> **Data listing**
################

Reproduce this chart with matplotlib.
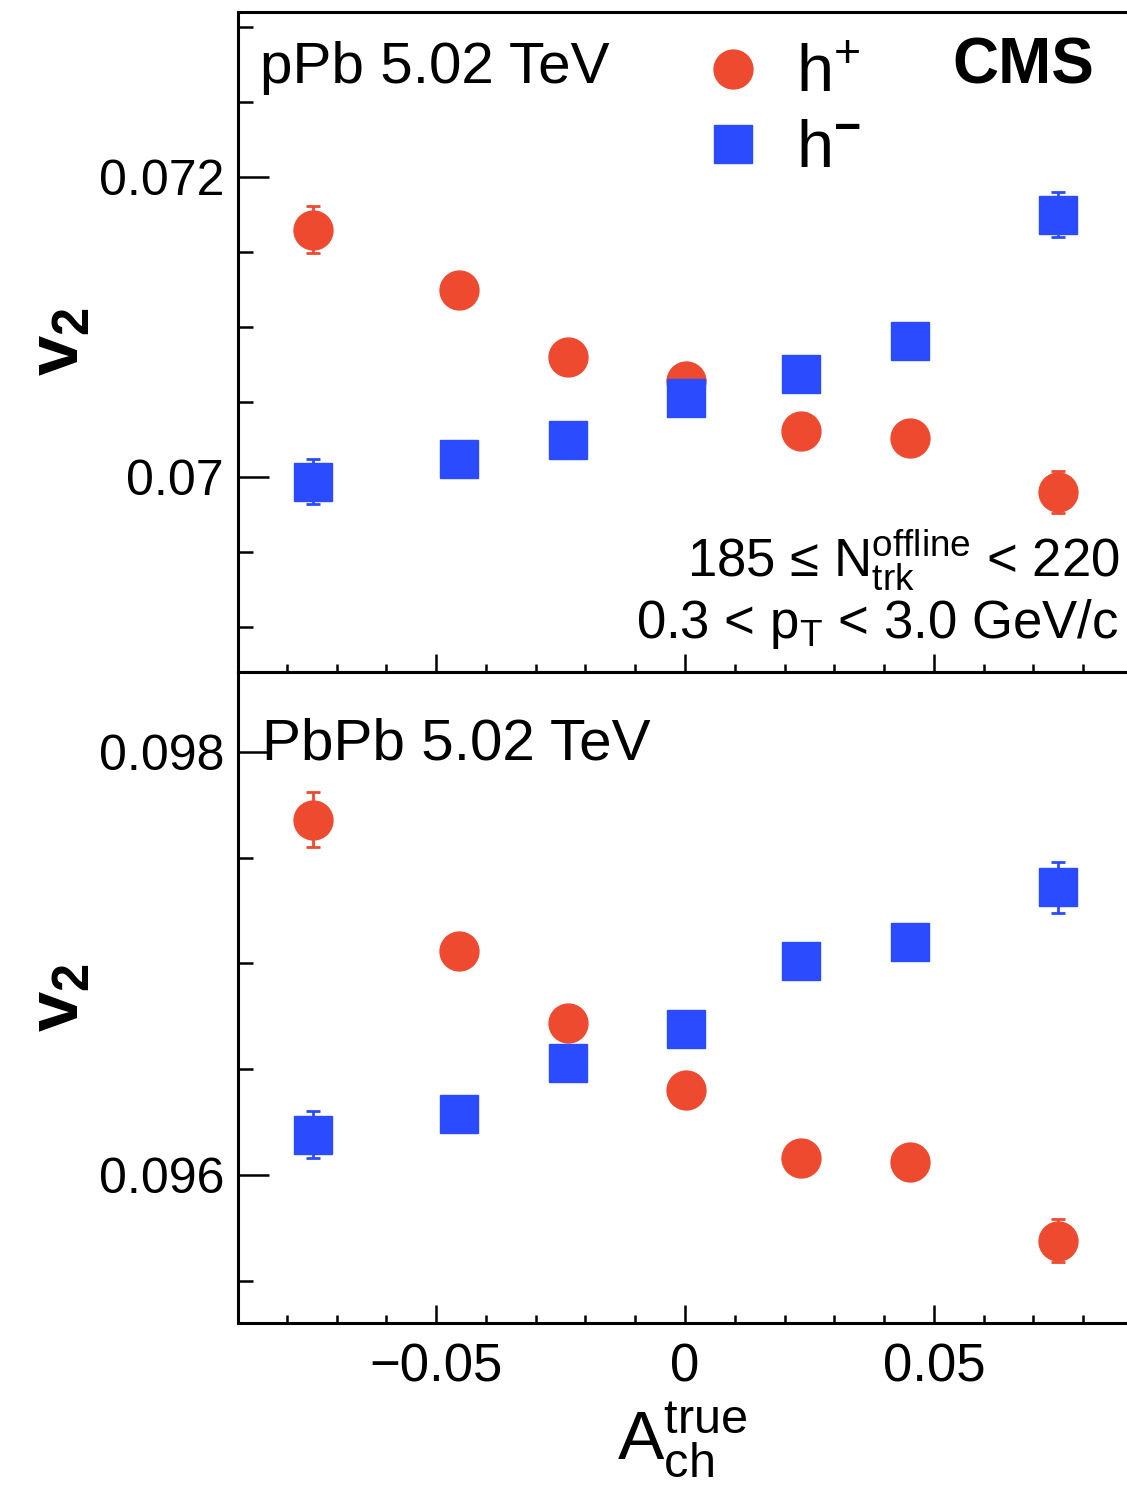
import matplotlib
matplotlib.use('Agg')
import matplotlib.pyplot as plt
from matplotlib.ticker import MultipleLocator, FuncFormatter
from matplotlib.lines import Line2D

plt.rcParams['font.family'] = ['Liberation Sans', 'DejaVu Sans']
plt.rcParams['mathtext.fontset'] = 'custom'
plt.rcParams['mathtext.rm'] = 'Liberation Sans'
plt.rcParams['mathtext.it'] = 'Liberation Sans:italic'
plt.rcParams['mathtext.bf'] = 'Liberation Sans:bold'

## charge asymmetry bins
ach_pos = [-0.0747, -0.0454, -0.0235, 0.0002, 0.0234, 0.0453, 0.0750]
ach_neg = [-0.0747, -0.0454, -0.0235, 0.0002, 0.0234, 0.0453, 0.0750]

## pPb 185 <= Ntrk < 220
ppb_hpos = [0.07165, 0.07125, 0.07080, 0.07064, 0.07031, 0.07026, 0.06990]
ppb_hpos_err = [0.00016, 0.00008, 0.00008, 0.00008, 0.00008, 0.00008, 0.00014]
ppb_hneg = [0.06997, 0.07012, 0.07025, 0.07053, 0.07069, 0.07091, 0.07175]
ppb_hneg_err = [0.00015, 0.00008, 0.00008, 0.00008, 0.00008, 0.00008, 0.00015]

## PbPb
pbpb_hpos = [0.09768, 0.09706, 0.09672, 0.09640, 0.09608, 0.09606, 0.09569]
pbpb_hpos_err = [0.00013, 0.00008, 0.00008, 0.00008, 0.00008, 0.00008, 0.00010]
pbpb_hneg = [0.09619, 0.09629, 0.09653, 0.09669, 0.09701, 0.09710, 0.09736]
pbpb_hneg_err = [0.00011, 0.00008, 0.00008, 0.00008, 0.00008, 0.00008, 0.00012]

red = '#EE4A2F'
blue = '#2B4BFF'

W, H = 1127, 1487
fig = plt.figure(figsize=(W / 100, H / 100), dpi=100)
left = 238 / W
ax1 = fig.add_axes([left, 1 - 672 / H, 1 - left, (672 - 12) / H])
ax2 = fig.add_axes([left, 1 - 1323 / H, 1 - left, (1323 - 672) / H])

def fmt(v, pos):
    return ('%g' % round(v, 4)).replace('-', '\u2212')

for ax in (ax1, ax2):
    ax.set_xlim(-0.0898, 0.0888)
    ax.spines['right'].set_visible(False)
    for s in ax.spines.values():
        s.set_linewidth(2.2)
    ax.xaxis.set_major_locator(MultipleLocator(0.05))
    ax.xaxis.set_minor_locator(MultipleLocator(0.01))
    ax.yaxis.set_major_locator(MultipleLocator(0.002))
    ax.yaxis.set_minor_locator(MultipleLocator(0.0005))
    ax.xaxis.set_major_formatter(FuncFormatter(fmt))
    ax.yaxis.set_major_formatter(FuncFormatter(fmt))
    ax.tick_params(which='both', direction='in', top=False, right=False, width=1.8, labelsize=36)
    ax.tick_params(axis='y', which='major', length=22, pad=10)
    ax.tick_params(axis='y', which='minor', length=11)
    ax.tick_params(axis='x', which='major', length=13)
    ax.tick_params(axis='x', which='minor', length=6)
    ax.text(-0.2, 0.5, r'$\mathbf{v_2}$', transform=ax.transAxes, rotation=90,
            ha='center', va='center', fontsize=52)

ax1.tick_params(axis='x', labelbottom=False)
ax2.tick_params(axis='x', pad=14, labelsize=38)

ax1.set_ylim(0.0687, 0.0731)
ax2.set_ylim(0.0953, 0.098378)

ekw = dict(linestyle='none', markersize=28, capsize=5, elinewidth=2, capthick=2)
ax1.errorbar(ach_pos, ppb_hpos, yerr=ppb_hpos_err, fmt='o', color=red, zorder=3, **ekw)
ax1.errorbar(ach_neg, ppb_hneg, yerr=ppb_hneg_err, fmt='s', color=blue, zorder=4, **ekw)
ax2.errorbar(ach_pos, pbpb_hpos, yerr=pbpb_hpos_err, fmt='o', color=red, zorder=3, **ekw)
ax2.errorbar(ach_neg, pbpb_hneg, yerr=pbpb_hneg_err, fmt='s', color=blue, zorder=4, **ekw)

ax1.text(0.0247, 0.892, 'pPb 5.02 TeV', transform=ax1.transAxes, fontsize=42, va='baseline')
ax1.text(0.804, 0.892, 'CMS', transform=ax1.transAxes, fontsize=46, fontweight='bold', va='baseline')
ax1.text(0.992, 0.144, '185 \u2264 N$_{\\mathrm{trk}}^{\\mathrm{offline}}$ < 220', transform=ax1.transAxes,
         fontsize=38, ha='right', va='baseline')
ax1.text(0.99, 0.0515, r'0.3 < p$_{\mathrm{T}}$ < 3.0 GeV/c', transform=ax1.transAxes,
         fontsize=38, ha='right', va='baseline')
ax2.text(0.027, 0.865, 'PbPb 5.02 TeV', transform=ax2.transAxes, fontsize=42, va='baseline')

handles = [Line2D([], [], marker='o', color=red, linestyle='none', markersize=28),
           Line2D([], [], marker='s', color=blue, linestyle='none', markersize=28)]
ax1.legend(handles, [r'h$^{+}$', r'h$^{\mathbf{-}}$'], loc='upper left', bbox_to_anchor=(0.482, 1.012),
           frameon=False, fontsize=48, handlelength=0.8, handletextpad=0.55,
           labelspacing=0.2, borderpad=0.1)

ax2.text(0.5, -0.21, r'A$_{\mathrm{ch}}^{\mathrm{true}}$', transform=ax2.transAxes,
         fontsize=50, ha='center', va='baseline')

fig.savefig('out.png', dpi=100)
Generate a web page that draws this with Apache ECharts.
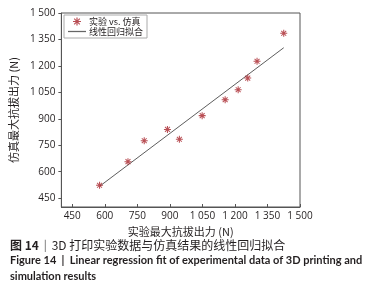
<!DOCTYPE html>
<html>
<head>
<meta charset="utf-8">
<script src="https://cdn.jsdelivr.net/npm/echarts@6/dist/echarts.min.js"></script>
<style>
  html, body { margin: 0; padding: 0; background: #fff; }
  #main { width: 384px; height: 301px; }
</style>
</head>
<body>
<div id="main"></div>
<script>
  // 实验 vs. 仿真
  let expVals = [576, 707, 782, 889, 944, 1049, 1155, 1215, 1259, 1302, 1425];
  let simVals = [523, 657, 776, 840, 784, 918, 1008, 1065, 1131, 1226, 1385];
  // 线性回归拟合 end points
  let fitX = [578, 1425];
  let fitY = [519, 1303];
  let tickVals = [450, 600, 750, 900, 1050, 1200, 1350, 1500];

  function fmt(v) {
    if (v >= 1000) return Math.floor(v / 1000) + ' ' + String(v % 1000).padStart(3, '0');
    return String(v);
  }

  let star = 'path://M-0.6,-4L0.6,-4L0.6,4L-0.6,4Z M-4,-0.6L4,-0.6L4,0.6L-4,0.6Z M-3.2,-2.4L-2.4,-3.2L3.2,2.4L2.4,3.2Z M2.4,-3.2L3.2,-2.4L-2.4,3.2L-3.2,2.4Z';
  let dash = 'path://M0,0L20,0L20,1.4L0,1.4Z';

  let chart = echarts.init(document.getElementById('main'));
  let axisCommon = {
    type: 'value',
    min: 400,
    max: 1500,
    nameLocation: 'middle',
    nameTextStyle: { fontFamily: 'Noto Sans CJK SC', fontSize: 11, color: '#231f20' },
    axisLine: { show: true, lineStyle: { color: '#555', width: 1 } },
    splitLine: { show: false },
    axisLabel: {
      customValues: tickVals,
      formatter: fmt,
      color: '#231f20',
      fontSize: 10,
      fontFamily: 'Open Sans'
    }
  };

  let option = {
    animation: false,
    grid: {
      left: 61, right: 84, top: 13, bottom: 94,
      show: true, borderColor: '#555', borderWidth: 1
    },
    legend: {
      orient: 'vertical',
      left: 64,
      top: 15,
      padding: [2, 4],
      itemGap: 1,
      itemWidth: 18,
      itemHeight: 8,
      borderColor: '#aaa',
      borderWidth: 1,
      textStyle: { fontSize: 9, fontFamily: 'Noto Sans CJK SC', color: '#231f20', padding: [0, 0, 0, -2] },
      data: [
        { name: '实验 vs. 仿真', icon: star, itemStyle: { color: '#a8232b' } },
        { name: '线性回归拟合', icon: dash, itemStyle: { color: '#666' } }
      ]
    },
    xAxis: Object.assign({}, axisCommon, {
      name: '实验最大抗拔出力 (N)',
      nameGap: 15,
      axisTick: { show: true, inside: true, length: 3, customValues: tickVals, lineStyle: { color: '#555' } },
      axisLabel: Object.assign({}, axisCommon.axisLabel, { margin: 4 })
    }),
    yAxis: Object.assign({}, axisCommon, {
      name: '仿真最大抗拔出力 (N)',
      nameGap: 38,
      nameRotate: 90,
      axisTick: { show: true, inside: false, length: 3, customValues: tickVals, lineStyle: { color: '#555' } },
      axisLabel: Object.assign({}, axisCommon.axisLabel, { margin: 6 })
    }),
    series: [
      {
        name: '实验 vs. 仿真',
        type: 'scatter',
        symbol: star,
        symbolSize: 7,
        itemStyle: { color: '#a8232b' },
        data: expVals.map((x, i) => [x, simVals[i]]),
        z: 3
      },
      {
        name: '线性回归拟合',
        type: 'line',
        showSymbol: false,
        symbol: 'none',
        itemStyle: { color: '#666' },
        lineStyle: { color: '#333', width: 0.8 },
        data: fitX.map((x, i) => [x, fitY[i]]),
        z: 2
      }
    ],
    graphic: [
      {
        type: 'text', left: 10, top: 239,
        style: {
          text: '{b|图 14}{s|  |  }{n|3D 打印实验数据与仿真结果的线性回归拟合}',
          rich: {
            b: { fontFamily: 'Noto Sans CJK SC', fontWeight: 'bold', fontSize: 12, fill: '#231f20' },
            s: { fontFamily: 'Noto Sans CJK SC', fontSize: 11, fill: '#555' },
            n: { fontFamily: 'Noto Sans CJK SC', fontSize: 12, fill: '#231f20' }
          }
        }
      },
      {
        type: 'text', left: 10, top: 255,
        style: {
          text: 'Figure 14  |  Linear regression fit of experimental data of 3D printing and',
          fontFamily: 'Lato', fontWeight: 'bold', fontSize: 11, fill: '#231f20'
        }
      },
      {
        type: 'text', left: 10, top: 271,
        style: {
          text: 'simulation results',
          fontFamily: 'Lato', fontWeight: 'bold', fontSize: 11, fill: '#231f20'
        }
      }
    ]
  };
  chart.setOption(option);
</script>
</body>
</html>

################

> **Stated problem**
Identify and copy lines that hold the string "this".

> **Answer in full**
Reproduce this chart with matplotlib.
Generate a web page that draws this with Apache ECharts.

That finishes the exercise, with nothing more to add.